Intro: PVC Fig Rig Camera Mount
Hand held filming can be bouncy and jarring. You could spend a lot of money on different set ups or you could build the equivalent of a Fig Rig for $16. If you do any handheld filming, you need this mount.
Designed by director Mike Figgis, the Fig Rig helps produce steady shots. Your arms absorb the shock of walking without transferring those movements directly to the camera.
• 3/4" x 10'-0" PVC schedule 40 pipe
• (10) 3/4" PVC 45 degree slip elbow
• (2) 3/4" PVC tee slip connectors
• (1) 3/4" cross tee slip connector
• (2) 3/4" slip plugs
• 1/4" Hex bolt; 3.5" long I confirmed this size bolt fit my camera before purchase
• (2) 1/4" x 1" washers
Supplies will run you roughly $16. Make sure all your connections are slip and NOT threaded.
• Table saw to cut the PVC pipe. A hand saw could also be used as PVC is easy to cut
• Drill for the hex bolt
• A table saw can remove fingers very quickly if you don't pay attention. Proceed with caution if using a hand saw, don't cut near or on your favorite antique.
• When drilling, make sure you don't accidentally drill through anything you don't want to.
• Spray paint must be used outdoors in a well ventilated area. A respirator or mask is recommended. Allow time to dry fully.
• Wear old clothes for painting. Chances are paint will find a way to get on your clothes.
Cut the 3/4" PVC pipe in the lengths designated below and in the accompanying image. Use a table saw or hack saw.
Cut (6) 10" lengths of PVC pipe to form the perimeter of the frame.
Cut (4) 4.5" lengths of PVC pipe to form the frame at the 'T' connectors.
Cut (2) 6.5" lengths of PVC to form the cross bar.
Cut (2) 1.5" lengths to form the crossbar tee to 45 frame connections.

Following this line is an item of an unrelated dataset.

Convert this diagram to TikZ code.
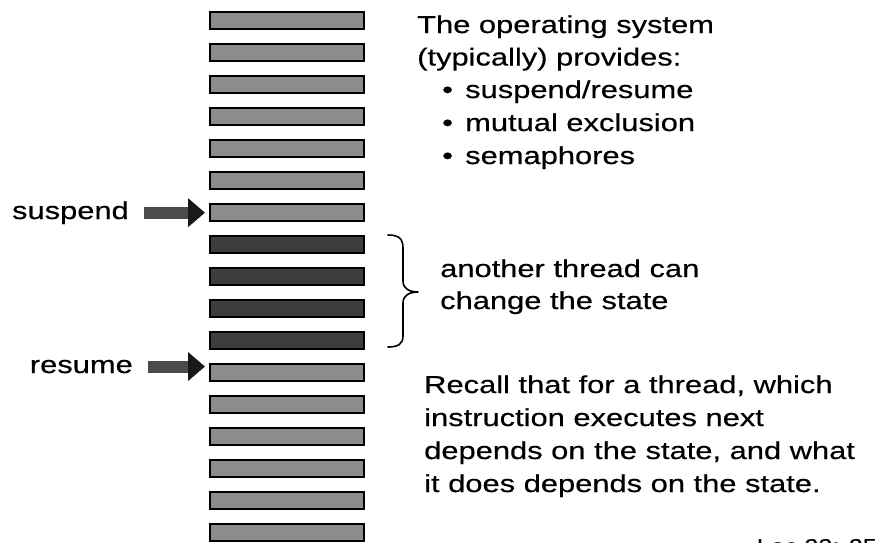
\documentclass[tikz,border=0pt]{standalone}
\usepackage{fontspec}
\setmainfont{Liberation Sans}[FakeStretch=1.26,FakeBold=0.4]
\usetikzlibrary{arrows.meta}
\begin{document}
\begin{tikzpicture}[x=1pt,y=-1pt,
  txt/.style={inner sep=0pt, anchor=base west, font=\fontsize{24.5}{30}\selectfont},
  instr/.style={draw=black, line width=2pt, minimum width=154pt, minimum height=16.5pt,
                inner sep=0pt, anchor=north west},
  lightbar/.style={instr, fill=black!45},
  darkbar/.style={instr, fill=black!76},
  blockarrow/.style={line width=12pt, draw=black!70,
     -{Triangle[length=17pt,width=28pt,color=black!90,fill=black!90]},
     shorten <=15pt, shorten >=4pt},
  bracepath/.style={draw=black, line width=1.6pt, line cap=round, line join=round}
]
\useasboundingbox (0,0) rectangle (878,542);
\fill[white] (0,0) rectangle (878,542);
\clip (0,0) rectangle (878,542);

% the instruction stream
\foreach \k in {0,...,6,11,12,...,16}
  \node[lightbar] (b\k) at (209,{11+32*\k}) {};
\foreach \k in {7,...,10}
  \node[darkbar] (b\k) at (209,{11+32*\k}) {};

% suspend / resume markers
\node[txt, anchor=base east] (sus) at (129,219) {suspend};
\node[txt, anchor=base east] (res) at (133,373) {resume};
\draw[blockarrow] (sus.east) -- (sus.east -| b6.west);
\draw[blockarrow] (res.east) -- (res.east -| b11.west);

% brace over the instructions run by another thread
\coordinate (brtop) at (388,235);
\coordinate (brtip) at (418,292);
\coordinate (brbot) at (388,347);
\draw[bracepath] (brtop) .. controls (398,235) and (403,238) .. (403,248)
  -- (403,281) .. controls (403,289) and (410,292) .. (brtip)
  .. controls (410,292) and (403,295) .. (403,303)
  -- (403,336) .. controls (403,344) and (398,347) .. (brbot);

% explanatory text
\node[txt] (os1) at (417,33) {The operating system};
\node[txt] (os2) at (417,65.5) {(typically) provides:};
\foreach \y/\w/\n in {98/suspend\slash resume/i1, 131/mutual exclusion/i2, 164/semaphores/i3}{
  \node[txt] (\n dot) at (442,\y) {•};
  \node[txt] (\n) at (465,\y) {\w};
}
\node[txt] (oth1) at (440,277) {another thread can};
\node[txt] (oth2) at (440,309) {change the state};
\node[txt] (rc1) at (424,393) {Recall that for a thread, which};
\node[txt] (rc2) at (424,426) {instruction executes next};
\node[txt] (rc3) at (424,459) {depends on the state, and what};
\node[txt] (rc4) at (424,492) {it does depends on the state.};

\node[inner sep=0pt, anchor=base east, font=\fontsize{20}{20}\selectfont] (lec) at (877,553) {Lec 23: 25};
\end{tikzpicture}
\end{document}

Drill a 1/4" hole centered in each PVC plug. You will run the hex bolt through the bottom plug and out the top plug after final assembly. With the two washers at the head of the bolt, the bolt is just long enough to protrude through the top PVC plug, and when it slides out the bottom plug it hits the bottom PVC pipe and doesn't fall out.
Before you start gluing, attach everything as you see in the picture WITHOUT glue. This is your test fit to make sure you cut the right lengths and everything fits together. If you are happy with the test fit, proceed to final assembly.
You can use PVC cement or super glue for the slip connections. I used super glue. Assemble on a flat surface. If you don't use a flat surface, some of the connections may become twisted. I dabbed the glue inside the connectors to avoid glue seepage at joints that occurs if glue is applied to the pipe. The PVC pipe will slide fully into the connections with a moderate amount of force. Use the flat surface to ensure connections aren't twisted.
I sanded the entire thing with 400 grit sandpaper in preparation for paint. You don't have to paint it, but it makes it look more professional. I went with black. A wire coat hanger is an easy way to hang the rig during paint from a tree or similar tall structure. Paint outside in a well ventilated area.
Once you've let it dry overnight, you can put the hex bolt, with two washers, through the bottom plug. The two washers serve to shorten the bolt head at the top. The bottom PVC pipe will flex enough to get the bolt in the plug but stop it from sliding out. The flat top surface of the plug provides additional support for the camera. If the bolt hole is snug enough the bolt will not slide out.
Screw the camera to the mount and you are ready to start filming. You may need fewer or more washers, depending. Watch the video to see the stability improvement. If you do any handheld filming, you need this mount.